Forbidden Business Practices

By Jeffrey Burt  |  Posted 2009-11-12 Print this article Print


AMD officials have contended that Intel illegally used conditional rebates and coercion to convince OEMs, including Dell, Hewlett-Packard and IBM, to limit their use of AMD products. In addition to specifying the payment Intel will make, the deal lays out a number of business practices that Intel has agreed not to conduct, including conditional rebates.

It also sets up a dispute resolution policy-which includes quarterly meetings among executives, and mediation and arbitration steps-with the aim of keeping future disagreements out of the courts.

"If they can settle their differences on the playground rather than in the principal's office, everyone will be better off," said Clay Ryder, an analyst with the Sageza Group. "It's an infinitely better approach than spending time in the courtroom."

Regarding the list of business practices that won't be allowed, Otellini said Intel agreed because it had never practiced illegal behavior.

"From our side, we won't do these things, we haven't done these things, so from that point of view, nothing really changes," he said.
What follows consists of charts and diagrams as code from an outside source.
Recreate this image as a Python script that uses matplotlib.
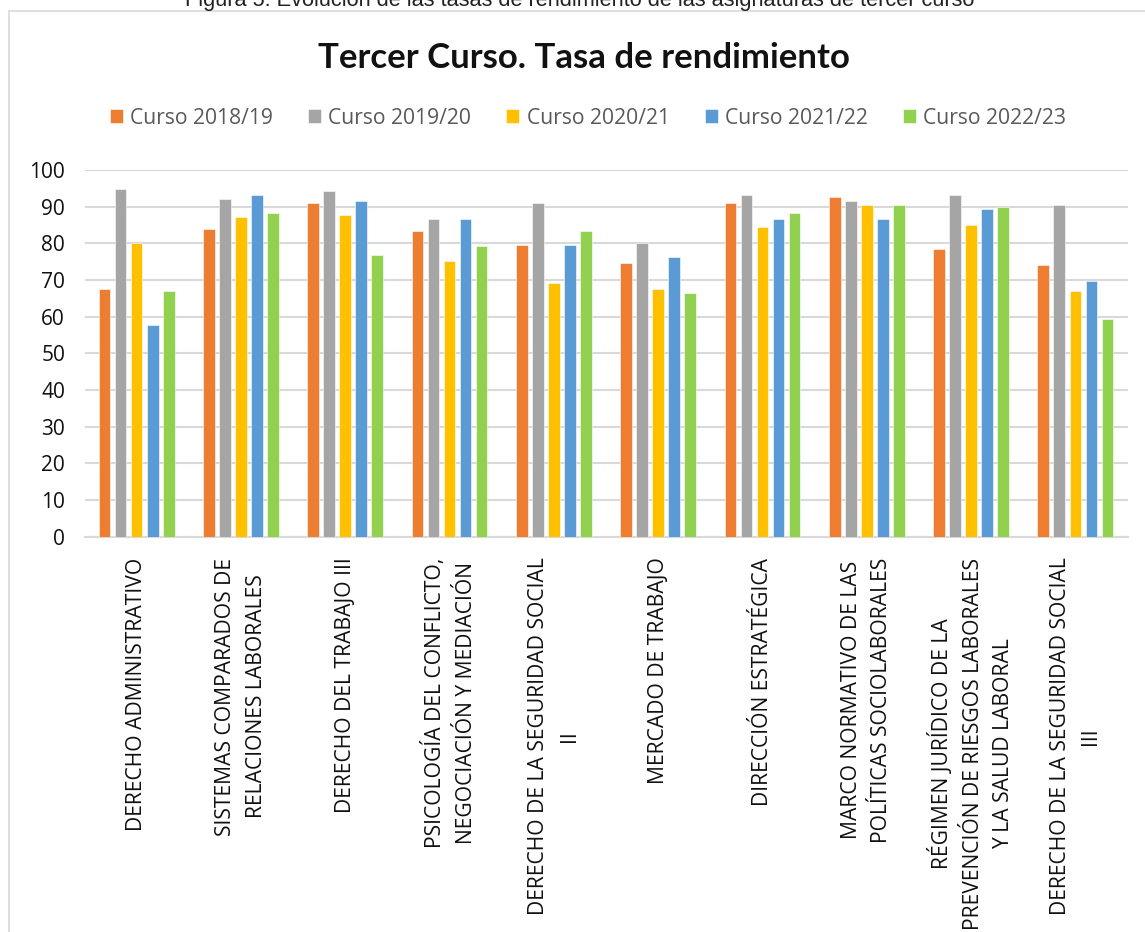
import matplotlib
matplotlib.use("Agg")
import matplotlib.pyplot as plt
from matplotlib.patches import Rectangle
import numpy as np

categories = [
    "DERECHO ADMINISTRATIVO",
    "SISTEMAS COMPARADOS DE\nRELACIONES LABORALES",
    "DERECHO DEL TRABAJO III",
    "PSICOLOGÍA DEL CONFLICTO,\nNEGOCIACIÓN Y MEDIACIÓN",
    "DERECHO DE LA SEGURIDAD SOCIAL\nII",
    "MERCADO DE TRABAJO",
    "DIRECCIÓN ESTRATÉGICA",
    "MARCO NORMATIVO DE LAS\nPOLÍTICAS SOCIOLABORALES",
    "RÉGIMEN JURÍDICO DE LA\nPREVENCIÓN DE RIESGOS LABORALES\nY LA SALUD LABORAL",
    "DERECHO DE LA SEGURIDAD SOCIAL\nIII",
]
series_names = ["Curso 2018/19", "Curso 2019/20", "Curso 2020/21", "Curso 2021/22", "Curso 2022/23"]
curso_2018_19 = [67.5, 83.9, 90.9, 83.3, 79.5, 74.6, 90.9, 92.6, 78.4, 74.0]
curso_2019_20 = [94.7, 92.1, 94.2, 86.6, 90.9, 80.1, 93.1, 91.5, 93.2, 90.5]
curso_2020_21 = [80.2, 87.1, 87.7, 75.2, 69.1, 67.5, 84.4, 90.4, 84.9, 66.9]
curso_2021_22 = [57.7, 93.1, 91.5, 86.6, 79.5, 76.2, 86.6, 86.6, 89.3, 69.6]
curso_2022_23 = [66.9, 88.2, 76.8, 79.4, 83.4, 66.5, 88.2, 90.4, 89.9, 59.3]
yticks = list(range(0, 101, 10))

series = [curso_2018_19, curso_2019_20, curso_2020_21, curso_2021_22, curso_2022_23]
colors = ["#ED7D31", "#A5A5A5", "#FFC000", "#5B9BD5", "#92D050"]

W, H = 1145, 932
fig = plt.figure(figsize=(W / 100, H / 100), dpi=100)
fig.patch.set_facecolor("white")

# chart frame
fig.add_artist(Rectangle((8.5 / W, -0.01), 1.1, (H - 11) / H + 0.01, transform=fig.transFigure,
                         fill=False, edgecolor="#D9D9D9", linewidth=1.2))

# caption (partially cut off at top, as in the source)
fig.text(580 / W, 1 - 6 / H, "Figura 5. Evolución de las tasas de rendimiento de las asignaturas de tercer curso",
         ha="center", va="baseline", fontsize=15.7,
         family=["Liberation Sans Narrow", "Liberation Sans", "DejaVu Sans"], color="#222222")

ax = fig.add_axes([84.5 / W, (H - 536.7) / H, 1043 / W, 366.7 / H])
x = np.arange(len(categories))
step, width = 0.1535, 0.112
for i, (vals, c, name) in enumerate(zip(series, colors, series_names)):
    ax.bar(x + (i - 2) * step, vals, width=width, color=c, label=name, edgecolor="white", linewidth=0.4, zorder=3)

ax.set_xlim(-0.5, len(categories) - 0.5)
ax.set_ylim(0, 100)
ax.set_yticks(yticks)
ax.set_yticklabels([str(v) for v in yticks], fontsize=15, family="Open Sans", color="#111111")
ax.yaxis.grid(True, color="#D9D9D9", linewidth=1.5, zorder=0)
ax.set_axisbelow(True)
for s in ["top", "right", "left"]:
    ax.spines[s].set_visible(False)
ax.spines["bottom"].set_color("#D9D9D9")
ax.spines["bottom"].set_linewidth(1.5)
ax.tick_params(axis="both", length=0)
ax.tick_params(axis="y", pad=14)
ax.set_xticks(x)
ax.set_xticklabels(categories, rotation=90, fontsize=15.2, family="Open Sans", ha="center", va="top",
                   multialignment="center", linespacing=1.59, color="#111111")
ax.tick_params(axis="x", pad=15)

fig.text(584 / W, 1 - 58 / H, "Tercer Curso. Tasa de rendimiento", ha="center", va="center",
         fontsize=25, fontweight="bold", family="Lato", color="#111111")

handles, labels = ax.get_legend_handles_labels()
leg = fig.legend(handles, labels, loc="center", bbox_to_anchor=(588 / W, 1 - 118 / H), ncol=5, frameon=False,
                 handlelength=0.62, handleheight=0.62, handletextpad=0.35, columnspacing=1.65,
                 prop={"family": "Open Sans", "size": 15.2})
for t in leg.get_texts():
    t.set_color("#595959")

fig.savefig("out.png", dpi=100)
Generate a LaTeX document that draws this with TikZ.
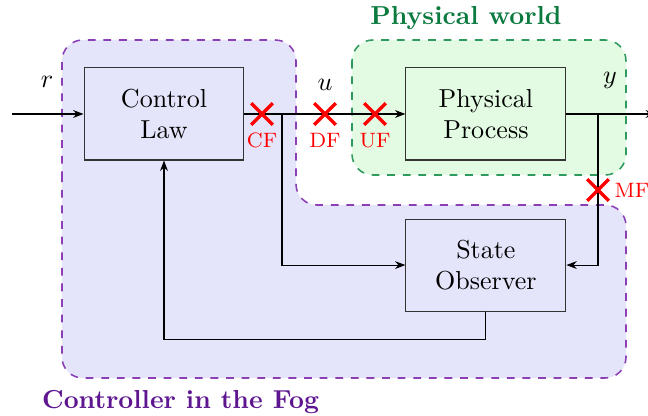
\documentclass[tikz,border=0pt]{standalone}
\usetikzlibrary{arrows.meta, positioning, shapes.misc}
\definecolor{fogfill}{HTML}{E4E4FA}
\definecolor{fogline}{HTML}{8A3FB5}
\definecolor{fogtext}{HTML}{5E1690}
\definecolor{physfill}{HTML}{E2FBE2}
\definecolor{physline}{HTML}{2E9A5E}
\definecolor{phystext}{HTML}{0B7A3E}

\begin{document}
\begin{tikzpicture}[x=0.3846pt, y=-0.3846pt,
    block/.style={draw=black!80, minimum width=61.5pt, minimum height=35.4pt, align=center, inner sep=2pt},
    fault/.style={cross out, draw=red, line width=1.3pt, minimum size=7pt, inner sep=0pt},
    faultlbl/.style={text=red, font=\footnotesize, inner sep=1pt},
    sig/.style={-{Stealth[length=4pt, width=3pt]}}]
    \useasboundingbox (0,0) rectangle (648,416);

    % zones
    \path[fill=fogfill, draw=fogline, semithick, dashed, rounded corners=8]
      (62,200) -- (62,40) -- (296,40) -- (296,205) -- (626,205) -- (626,378) -- (62,378) -- cycle;
    \path[fill=physfill, draw=physline, semithick, dashed, rounded corners=8]
      (352,40) rectangle (626,175);
    \node[text=phystext, font=\bfseries] (physttl) at (466,18) {Physical world};
    \node[text=fogtext, font=\bfseries, anchor=west] (fogttl) at (33,402) {Controller in the Fog};

    % blocks
    \node[block, fill=fogfill] (law) at (164,114) {Control\\Law};
    \node[block, fill=physfill, right=61.9pt of law] (plant) {Physical\\Process};
    \node[block, fill=fogfill, below=22.3pt of plant] (obs) {State\\Observer};

    \coordinate (ref) at (12,114);
    \coordinate (out) at (656,114);
    \coordinate (tapu) at (282,114);
    \coordinate (tapy) at (598,114);

    % signals
    \draw[sig] (ref) -- (law);
    \draw[sig] (law) -- (plant);
    \draw[sig] (plant) -- (out);
    \draw[sig] (tapu) |- (obs);
    \draw[sig] (tapy) |- (obs);
    \draw[sig] (obs.south) -- ++(0,28) -| (law.south);

    \node (rlbl) at (47,82) {$r$};
    \node (ulbl) at (325,85) {$u$};
    \node (ylbl) at (610,80) {$y$};

    % fault points
    \node[fault] (cf) at (262,114) {};
    \node[fault] (df) at (325,114) {};
    \node[fault] (uf) at (375,114) {};
    \node[fault] (mf) at (598,190) {};
    \node[faultlbl, below=2pt of cf] (cflbl) {CF};
    \node[faultlbl, below=2pt of df] (dflbl) {DF};
    \node[faultlbl, below=2pt of uf] (uflbl) {UF};
    \node[faultlbl, right=1pt of mf] (mflbl) {MF};
\end{tikzpicture}
\end{document}
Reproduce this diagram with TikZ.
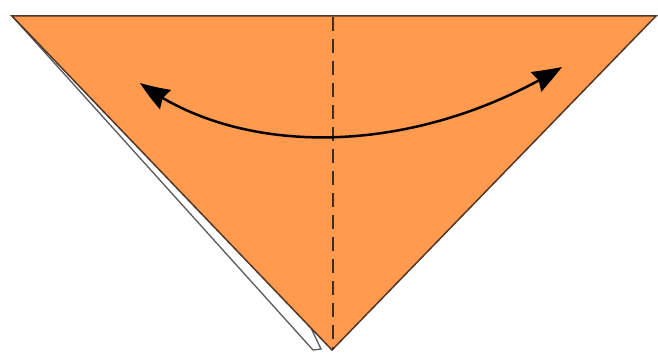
\documentclass[tikz,border=0pt]{standalone}
\usetikzlibrary{arrows.meta,bending}
\definecolor{paper}{RGB}{255,154,78}
\definecolor{edge}{RGB}{80,55,40}
\definecolor{flapedge}{RGB}{90,90,95}
\tikzset{
  paperedge/.style={draw=edge, line width=1.5pt, line join=miter},
  flap/.style={draw=flapedge, fill=white, line width=1.3pt},
  foldline/.style={draw=edge!80!black, line width=2pt, dash pattern=on 14pt off 8pt},
  movearrow/.style={draw=black, line width=2.5pt,
    {Stealth[length=30pt,width=22pt,inset=3pt,bend]}-{Stealth[length=30pt,width=22pt,inset=3pt,bend]}}
}
\begin{document}
\begin{tikzpicture}[x=1pt,y=-1pt]
\useasboundingbox (0,0) rectangle (658,353);
% white back flap
\coordinate (tl) at (12,16);
\coordinate (tr) at (656,16);
\coordinate (ap) at (332,350);
\coordinate (fa) at (313,350);
\coordinate (fb) at (321,349);
\path[flap] (tl) -- (fa) -- (fb) -- (250,200) -- cycle;
% orange front
\path[paperedge, fill=paper] (tl) -- (tr) -- (ap) -- cycle;
% valley fold line
\coordinate (ft) at (333,17);
\coordinate (fbm) at (333,349);
\draw[foldline] (ft) -- (fbm);
% arrow
\coordinate (al) at (140,83);
\coordinate (ar) at (562,67);
\draw[movearrow] (al) .. controls (240,158) and (414,158) .. (ar);
\end{tikzpicture}
\end{document}
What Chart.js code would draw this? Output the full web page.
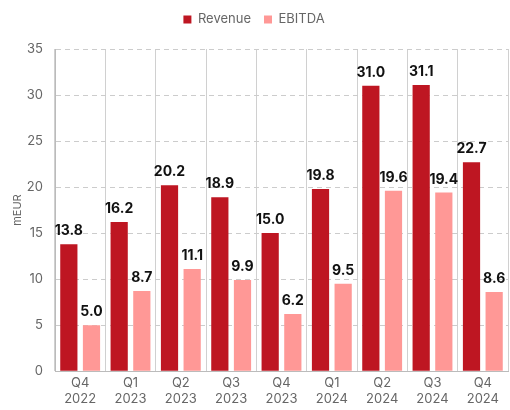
<!DOCTYPE html>
<html>
<head>
<meta charset="utf-8">
<script src="https://cdn.jsdelivr.net/npm/chart.js@4"></script>
<style>
  html, body { margin: 0; padding: 0; background: #fff; }
  #wrap { width: 510px; height: 410px; }
</style>
</head>
<body>
<div id="wrap"><canvas id="c"></canvas></div>
<script>
var quarters = [['Q4', '2022'], ['Q1', '2023'], ['Q2', '2023'], ['Q3', '2023'], ['Q4', '2023'],
                ['Q1', '2024'], ['Q2', '2024'], ['Q3', '2024'], ['Q4', '2024']]
var revenue = [13.8, 16.2, 20.2, 18.9, 15.0, 19.8, 31.0, 31.1, 22.7]
var ebitda = [5.0, 8.7, 11.1, 9.9, 6.2, 9.5, 19.6, 19.4, 8.6]
var yTicks = [0, 5, 10, 15, 20, 25, 30, 35]

var fontName = "Inter, 'Noto Sans', sans-serif"

// draws the value above each bar
var valueLabels = {
	id: 'valueLabels',
	afterDatasetsDraw: function(chart){
		var ctx = chart.ctx
		ctx.save()
		ctx.font = "bold 14px " + fontName
		ctx.fillStyle = '#111'
		ctx.textAlign = 'center'
		ctx.textBaseline = 'bottom'
		chart.data.datasets.forEach(function(ds, i){
			chart.getDatasetMeta(i).data.forEach(function(bar, j){
				ctx.fillText(ds.data[j].toFixed(1), bar.x, bar.y - 6)
			})
		})
		ctx.restore()
	}
}

// extra room under the legend
var legendGap = {
	id: 'legendGap',
	beforeInit: function(chart){
		var fit = chart.legend.fit
		chart.legend.fit = function(){
			fit.bind(chart.legend)()
			this.height += 13
		}
	}
}

var chart = new Chart(document.getElementById('c').getContext('2d'), {
	type: 'bar',
	data: {
		labels: quarters,
		datasets: [{
			label: 'Revenue',
			data: revenue,
			backgroundColor: '#be1622',
			categoryPercentage: 0.9,
			barPercentage: 0.76
		}, {
			label: 'EBITDA',
			data: ebitda,
			backgroundColor: '#ff9896',
			categoryPercentage: 0.9,
			barPercentage: 0.76
		}]
	},
	options: {
		responsive: true,
		maintainAspectRatio: false,
		animation: false,
		layout: { padding: { left: 0, right: 2, top: 0, bottom: -1 } },
		plugins: {
			legend: {
				position: 'top',
				labels: {
					boxWidth: 8,
					boxHeight: 8,
					padding: 13,
					color: '#666',
					font: { family: fontName, size: 13 }
				}
			},
			tooltip: { enabled: false }
		},
		scales: {
			x: {
				grid: { display: true, offset: true, color: '#d0d0d0', drawTicks: false },
				border: { color: '#bbb' },
				ticks: { color: '#666', padding: 3, font: { family: fontName, size: 13, lineHeight: 1.3 } }
			},
			y: {
				min: 0,
				max: 35,
				afterBuildTicks: function(axis){
					axis.ticks = yTicks.map(function(v){ return { value: v } })
				},
				afterFit: function(axis){
					axis.width = 55
				},
				grid: { color: '#cccccc', drawTicks: false },
				border: { color: '#bbb', dash: [5, 4] },
				ticks: { color: '#666', padding: 12, font: { family: fontName, size: 13 } },
				title: { display: true, text: 'mEUR', color: '#666', padding: { top: 11, bottom: 0 }, font: { family: fontName, size: 11 } }
			}
		}
	},
	plugins: [valueLabels, legendGap]
})
</script>
</body>
</html>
However, Endpoint's Kay said Intel has been known to use its money and market dominance for years to influence OEM purchases, and recent e-mails from officials at Intel and OEMs that have been made public in a lawsuit filed in November by the N.Y. Attorney General's Office illustrate this. In one, Dell CEO Michael Dell complained to Otellini that not using AMD processors in exchange for Intel payments had put Dell at a competitive disadvantage.

"Despite what Otellini said on the call [with reporters and analysts], these e-mails from Michael Dell were pretty damaging," Kay said, adding facetiously: "The behavior that Intel hasn't been practicing ... they haven't been practicing it for more than a decade."

John Spooner, an analyst with Technology Business Research, said the settlement gives OEMs some breathing room.

"It essentially eliminates the fear factor, whether or not it was really happening," Spooner said. "There was a fear ... that if they used too much AMD [technology], [they risked] retribution. This gives HP and the others the ability to use whatever they want to put into their products."

That's good news for AMD officials, who clearly believe that they were denied market share due to Intel's practices. However, it also could result in a segmentation of the market, at least in the booming notebook space, Spooner said. Right now, Intel has a competitive edge over AMD in the notebook market, and systems makers may drive AMD products down into the lower end of the market. That will be less likely in the server space, where AMD's products are competitive with Intel's.